Внутреннее устройство ризомы поистине плюралистично и свободолюбиво. Любая ее точка может быть присоединена к любой другой ее точке. Любой элемент вступает в коммуникацию с любым другим элементом, и никакие иерархические препоны не могут служить этому помехой. Элементы ризомы гетерогенны, неоднородны, однако при этом они свободно вступают в связи. Назовем это союзом непохожего. Фашизоидные и центростремительные структуры, напротив, не терпят связи гетерогенного – таких как, к примеру, связи между разными расами и разными классами. На каждом уровне центростремительной структуры гомогенные связи подчеркнуто крепки, а все гетерогенное либо помещено на какой-нибудь другой уровень (к примеру, господа/рабы), либо выброшено за пределы структуры (арийцы/евреи). Ризома же, в свою очередь, нарушает гомогенные связи и заново связывает разнородные элементы (бесклассовое общество, свободная любовь и прочее).
Исходя из гетерогенного, ризома образует не единство, а множественность (однако множественность, концептуально взятую как единство, – как в теории множеств).

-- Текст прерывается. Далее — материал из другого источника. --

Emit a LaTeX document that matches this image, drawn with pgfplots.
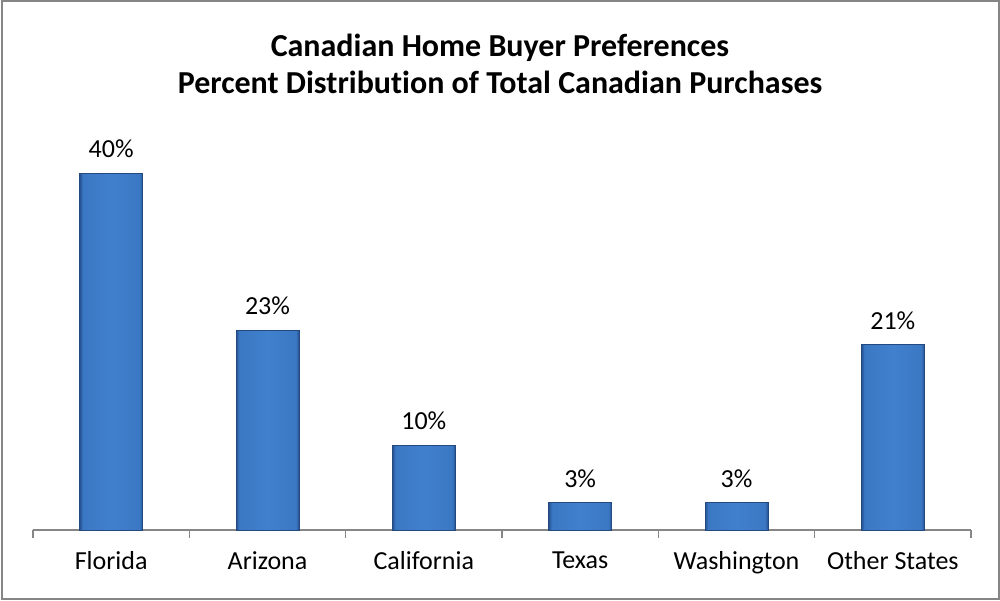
\documentclass[border=0pt]{standalone}
\usepackage{pgfplots}
\pgfplotsset{compat=1.18}
\usepackage{fontspec}
\setmainfont{Carlito}[Ligatures={NoCommon}]
\definecolor{barmid}{HTML}{4080CC}
\definecolor{barmid2}{HTML}{3B78C4}
\definecolor{baredge}{HTML}{24508F}
\definecolor{barline}{HTML}{23497F}
\definecolor{axgray}{HTML}{868686}
\pgfdeclarehorizontalshading{barshade}{100bp}{color(0bp)=(baredge); color(25bp)=(baredge); color(27.5bp)=(barmid2); color(50bp)=(barmid); color(72.5bp)=(barmid2); color(75bp)=(baredge); color(100bp)=(baredge)}
\begin{document}
\begin{tikzpicture}
\path[use as bounding box] (0,0) rectangle (500pt,300pt);
\draw[axgray, line width=1pt] (0.75pt,0.75pt) rectangle (499.25pt,299.25pt);
\node[font=\fontsize{16}{18.5}\selectfont\bfseries, align=center] at (250pt,268pt)
  {Canadian Home Buyer Preferences\\Percent Distribution of Total Canadian Purchases};
\begin{axis}[
  at={(16.5pt,35pt)}, anchor=south west,
  scale only axis, width=469pt, height=200.8pt,
  xmin=-0.5, xmax=5.5, ymin=0, ymax=45,
  axis x line*=bottom, axis y line=none,
  axis line style={axgray, line width=0.8pt, -},
  xtick={0,...,5},
  xticklabels={Florida,Arizona,California,Texas,Washington,Other States},
  major x tick style={draw=none},
  minor xtick={-0.5,0.5,1.5,2.5,3.5,4.5,5.5},
  minor tick length=4pt,
  minor x tick style={axgray, line width=0.8pt},
  tick align=outside,
  xticklabel style={font=\fontsize{13}{15}\selectfont, yshift=-3pt},
  clip=false,
  nodes near coords,
  point meta=explicit symbolic,
  every node near coord/.append style={font=\fontsize{13}{15}\selectfont, yshift=4pt},
  bevbar/.style={ybar, bar width=31.5pt, bar shift=0pt, draw=barline, line width=0.4pt, shade, shading=barshade},
]
\addplot[bevbar] coordinates {(0,40)[40\%]};
\addplot[bevbar] coordinates {(1,22.4)[23\%]};
\addplot[bevbar] coordinates {(2,9.5)[10\%]};
\addplot[bevbar] coordinates {(3,3.1)[3\%]};
\addplot[bevbar] coordinates {(4,3.1)[3\%]};
\addplot[bevbar] coordinates {(5,20.8)[21\%]};
\end{axis}
\end{tikzpicture}
\end{document}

Она стремится не центрировать, а децентрировать, не отождествлять, а различать. Именно это и имеется в виду, когда говорится, что ризома лишена корня – она не возводит свои элементы к единому центру. Отсюда сделаем еще один шаг и скажем, что ризома не предполагает субъект-объектного деления и вообще стремится обходиться без устаревших концептов субъекта и объекта. Понять это нетрудно, ведь субъект и объект – это одни из основных механизмов центрации и единения в европейской интеллектуальной культуре. Под рубрику субъекта мы подводим множественность индивидуальных аффектов, под рубрику объекта – множественность эффектов окружающего мира. Ризоматическое мышление предлагает рассматривать их именно с точки зрения множественности, не производя над ними насилие центрации на абстрактном принципе личности или вещи. Пускай индивид будет разным, пускай разной будет вещь – главное не в том, чтобы завладеть их бытием через систему жестких абстракций, главное в том, чтобы увидеть нечто во всей пестроте его ракурсов, увидеть нечто сотней глаз, как учил Ницше.